■ INSTRUCTION
Please write out the material that follows, exactly as it stands.

■ DATA LINES
*-*-*

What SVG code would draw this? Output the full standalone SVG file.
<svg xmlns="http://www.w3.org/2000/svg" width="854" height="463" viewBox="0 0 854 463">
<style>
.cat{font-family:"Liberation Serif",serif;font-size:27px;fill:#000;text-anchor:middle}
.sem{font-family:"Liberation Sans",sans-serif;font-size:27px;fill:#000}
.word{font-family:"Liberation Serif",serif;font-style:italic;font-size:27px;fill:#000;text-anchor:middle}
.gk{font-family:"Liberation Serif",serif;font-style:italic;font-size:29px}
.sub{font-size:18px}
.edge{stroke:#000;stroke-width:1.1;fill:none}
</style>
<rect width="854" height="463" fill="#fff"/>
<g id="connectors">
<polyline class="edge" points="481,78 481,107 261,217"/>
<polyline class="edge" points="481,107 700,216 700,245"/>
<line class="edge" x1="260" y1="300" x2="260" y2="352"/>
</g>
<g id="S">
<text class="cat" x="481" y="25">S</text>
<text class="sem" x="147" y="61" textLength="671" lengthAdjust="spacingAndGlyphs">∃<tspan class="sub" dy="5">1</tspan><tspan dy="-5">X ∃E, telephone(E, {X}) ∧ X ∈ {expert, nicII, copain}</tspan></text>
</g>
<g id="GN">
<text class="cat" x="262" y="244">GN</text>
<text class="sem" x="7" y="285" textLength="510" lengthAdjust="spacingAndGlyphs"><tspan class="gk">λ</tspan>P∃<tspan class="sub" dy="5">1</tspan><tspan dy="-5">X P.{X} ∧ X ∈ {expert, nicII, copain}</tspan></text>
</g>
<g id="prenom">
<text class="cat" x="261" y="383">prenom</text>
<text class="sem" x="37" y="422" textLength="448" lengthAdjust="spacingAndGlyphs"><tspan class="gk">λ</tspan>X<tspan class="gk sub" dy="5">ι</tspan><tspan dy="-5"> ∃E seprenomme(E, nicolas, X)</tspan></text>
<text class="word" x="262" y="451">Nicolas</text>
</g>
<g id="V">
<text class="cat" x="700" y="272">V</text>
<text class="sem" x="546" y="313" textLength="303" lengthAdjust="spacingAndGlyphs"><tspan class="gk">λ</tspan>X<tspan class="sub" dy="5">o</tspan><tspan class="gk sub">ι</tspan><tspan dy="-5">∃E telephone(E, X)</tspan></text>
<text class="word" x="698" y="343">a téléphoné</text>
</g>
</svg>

*-*-*

■ TASK RESPONSE
What SVG code would draw this? Output the full standalone SVG file.
<svg xmlns="http://www.w3.org/2000/svg" width="854" height="463" viewBox="0 0 854 463">
<style>
.cat{font-family:"Liberation Serif",serif;font-size:27px;fill:#000;text-anchor:middle}
.sem{font-family:"Liberation Sans",sans-serif;font-size:27px;fill:#000}
.word{font-family:"Liberation Serif",serif;font-style:italic;font-size:27px;fill:#000;text-anchor:middle}
.gk{font-family:"Liberation Serif",serif;font-style:italic;font-size:29px}
.sub{font-size:18px}
.edge{stroke:#000;stroke-width:1.1;fill:none}
</style>
<rect width="854" height="463" fill="#fff"/>
<g id="connectors">
<polyline class="edge" points="481,78 481,107 261,217"/>
<polyline class="edge" points="481,107 700,216 700,245"/>
<line class="edge" x1="260" y1="300" x2="260" y2="352"/>
</g>
<g id="S">
<text class="cat" x="481" y="25">S</text>
<text class="sem" x="147" y="61" textLength="671" lengthAdjust="spacingAndGlyphs">∃<tspan class="sub" dy="5">1</tspan><tspan dy="-5">X ∃E, telephone(E, {X}) ∧ X ∈ {expert, nicII, copain}</tspan></text>
</g>
<g id="GN">
<text class="cat" x="262" y="244">GN</text>
<text class="sem" x="7" y="285" textLength="510" lengthAdjust="spacingAndGlyphs"><tspan class="gk">λ</tspan>P∃<tspan class="sub" dy="5">1</tspan><tspan dy="-5">X P.{X} ∧ X ∈ {expert, nicII, copain}</tspan></text>
</g>
<g id="prenom">
<text class="cat" x="261" y="383">prenom</text>
<text class="sem" x="37" y="422" textLength="448" lengthAdjust="spacingAndGlyphs"><tspan class="gk">λ</tspan>X<tspan class="gk sub" dy="5">ι</tspan><tspan dy="-5"> ∃E seprenomme(E, nicolas, X)</tspan></text>
<text class="word" x="262" y="451">Nicolas</text>
</g>
<g id="V">
<text class="cat" x="700" y="272">V</text>
<text class="sem" x="546" y="313" textLength="303" lengthAdjust="spacingAndGlyphs"><tspan class="gk">λ</tspan>X<tspan class="sub" dy="5">o</tspan><tspan class="gk sub">ι</tspan><tspan dy="-5">∃E telephone(E, X)</tspan></text>
<text class="word" x="698" y="343">a téléphoné</text>
</g>
</svg>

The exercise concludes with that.